The early, Warsaw period, of his artistic activity is marked with an interest for the national liberation movement of the Polish people under the leadership of Thaddeus Kościuszko. In 1794, Orlowski was a volunteer in a partisan group of Kościuszko. After the defeat of the liberation movement, Orlowski for some time worked with a troupe of traveling actors. In 1802, he moved to Lithuania, and then came to St. Petersburg, where he lived to the end of his life. Under the patronage of prince A. Czartoryskich, he was admitted into the service of the Grand Duke Constantin Pavlovich.

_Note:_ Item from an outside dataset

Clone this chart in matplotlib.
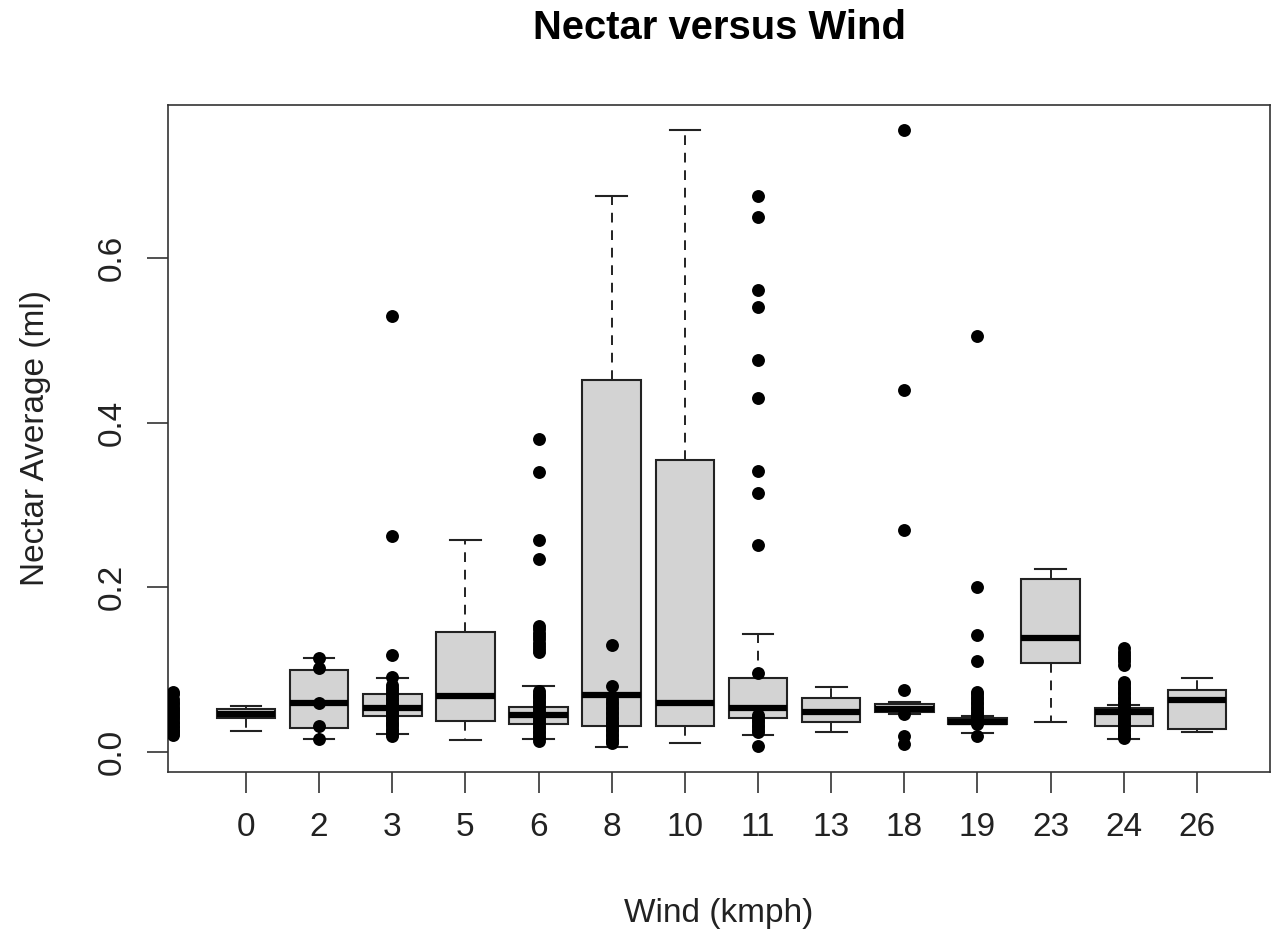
import matplotlib
matplotlib.use("Agg")
import matplotlib.pyplot as plt

plt.rcParams['font.family'] = ['Liberation Sans', 'DejaVu Sans']

# wind categories (first group has no label and no box, only points)
wind_labels = ["0", "2", "3", "5", "6", "8", "10", "11", "13", "18", "19", "23", "24", "26"]

# box statistics
q1 = [0.041, 0.029, 0.044, 0.038, 0.034, 0.031, 0.032, 0.041, 0.036, 0.048, 0.034, 0.108, 0.032, 0.028]
med = [0.046, 0.059, 0.054, 0.068, 0.045, 0.069, 0.060, 0.053, 0.049, 0.052, 0.037, 0.138, 0.049, 0.063]
q3 = [0.052, 0.100, 0.071, 0.146, 0.055, 0.452, 0.355, 0.090, 0.065, 0.058, 0.041, 0.210, 0.054, 0.075]
whis_lo = [0.0255, 0.0155, 0.022, 0.014, 0.0156, 0.0066, 0.0105, 0.0206, 0.024, 0.046, 0.0235, 0.0368, 0.0162, 0.0247]
whis_hi = [0.056, 0.114, 0.0895, 0.258, 0.080, 0.675, 0.755, 0.143, 0.079, 0.061, 0.044, 0.222, 0.057, 0.090]

# overlaid points (stripchart), keyed by group position
points_blank = [0.073, 0.070, 0.064, 0.061, 0.058, 0.055, 0.052, 0.050, 0.047, 0.045, 0.042,
                0.040, 0.037, 0.035, 0.032, 0.030, 0.027, 0.025, 0.023, 0.021]
points_2 = [0.114, 0.102, 0.059, 0.031, 0.016]
points_3 = [0.530, 0.262, 0.118, 0.091, 0.081, 0.078, 0.075, 0.072, 0.069, 0.066, 0.063, 0.060,
            0.057, 0.054, 0.052, 0.049, 0.046, 0.043, 0.040, 0.037, 0.034, 0.031, 0.028,
            0.025, 0.022, 0.019]
points_6 = [0.380, 0.340, 0.258, 0.235, 0.153, 0.149, 0.145, 0.141, 0.137, 0.133, 0.129, 0.125,
            0.121, 0.074, 0.071, 0.068, 0.065, 0.062, 0.059, 0.056, 0.053, 0.050, 0.047,
            0.044, 0.041, 0.038, 0.035, 0.032, 0.029, 0.026, 0.023, 0.020, 0.017, 0.013]
points_8 = [0.130, 0.080, 0.064, 0.061, 0.058, 0.055, 0.052, 0.049, 0.046, 0.043, 0.040, 0.037,
            0.034, 0.031, 0.028, 0.025, 0.022, 0.019, 0.016, 0.013, 0.011]
points_11 = [0.675, 0.650, 0.561, 0.541, 0.476, 0.430, 0.341, 0.315, 0.251, 0.096, 0.045, 0.042,
             0.039, 0.036, 0.033, 0.030, 0.027, 0.024, 0.007]
points_18 = [0.755, 0.440, 0.270, 0.075, 0.046, 0.020, 0.010]
points_19 = [0.505, 0.200, 0.142, 0.110, 0.073, 0.070, 0.067, 0.064, 0.061, 0.058, 0.055, 0.052,
             0.049, 0.046, 0.043, 0.040, 0.037, 0.034, 0.019]
points_24 = [0.126, 0.122, 0.118, 0.114, 0.110, 0.106, 0.085, 0.082, 0.079, 0.076, 0.073, 0.070,
             0.067, 0.064, 0.061, 0.058, 0.055, 0.052, 0.049, 0.046, 0.043, 0.040, 0.037,
             0.034, 0.031, 0.028, 0.025, 0.022, 0.019, 0.017]

point_groups = {1: points_blank, 3: points_2, 4: points_3, 6: points_6, 7: points_8,
                9: points_11, 11: points_18, 12: points_19, 14: points_24}

fig = plt.figure(figsize=(12.78, 9.38), dpi=100)
ax = fig.add_axes([0.1315, 0.1775, 0.8623, 0.7106])

positions = list(range(2, 2 + len(wind_labels)))
stats = []
for i, lab in enumerate(wind_labels):
    stats.append(dict(label=lab, q1=q1[i], med=med[i], q3=q3[i],
                      whislo=whis_lo[i], whishi=whis_hi[i], fliers=[]))

ax.bxp(stats, positions=positions, widths=0.8, capwidths=0.42, patch_artist=True,
       showfliers=False,
       boxprops=dict(facecolor='#d3d3d3', edgecolor='#222222', linewidth=1.5),
       medianprops=dict(color='black', linewidth=4.5, solid_capstyle='butt'),
       whiskerprops=dict(color='#222222', linewidth=1.4, linestyle=(0, (5, 4))),
       capprops=dict(color='#222222', linewidth=1.5))

for pos, vals in point_groups.items():
    ax.plot([pos] * len(vals), vals, 'o', color='black', markersize=9.3,
            markeredgewidth=0, zorder=5, clip_on=True)

ax.set_xlim(0.935, 16.0)
ax.set_ylim(-0.0237, 0.786)

ax.set_xticks(positions)
ax.set_xticklabels(wind_labels)
ax.set_yticks([0.0, 0.2, 0.4, 0.6])
ax.set_yticklabels(["0.0", "0.2", "0.4", "0.6"], rotation=90, va='center')

ax.tick_params(axis='both', length=15, width=1.2, color='#333333',
               labelsize=24, labelcolor='#222222', pad=14)

for sp in ax.spines.values():
    sp.set_color('#333333')
    sp.set_linewidth(1.2)

fig.text(0.5626, 1 - 28 / 938, "Nectar versus Wind", ha='center', va='center',
         fontsize=28.8, fontweight='bold', color='black')
fig.text(0.5626, 1 - 913 / 938, "Wind (kmph)", ha='center', va='center',
         fontsize=24, color='#222222')
fig.text(36 / 1278, 1 - 438 / 938, "Nectar Average (ml)", ha='center', va='center',
         rotation=90, fontsize=24, color='#222222')

fig.savefig("out.png", dpi=100)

A talented painter, draftsman and graphic artist, Orlowski created a lot of graphic works, pastels, and watercolors of romantic character. In 1809, he was awarded the title of Academician. Genre watercolors depicting working people and scenes from the life of the high society showed us the life of St. Petersburg of the time. Portraiture takes up a big part of his activities. In 1816, Orlowski, one of the first, tried lithography and published several series of lithographic works, which were appreciated by his contemporaries. After 1819 he worked as a graphic artist for the Topographic Department of the Army Headquarters. He traveled much throughout Russia and created many genre and battle pictures, as well as portraits of his contemporaries. In Russia, the painter was called Alexander Osipovich Orlowski.
The painter was a member of a maison loge, forbidden by Alexander I, he was friends with the progressive Russian intellectuals: Ivan Krylov, Alexander Pushkin, Petr Vyasemsky, Denis Davydov, and others.
Orlowski died in St. Petersburg in 1832.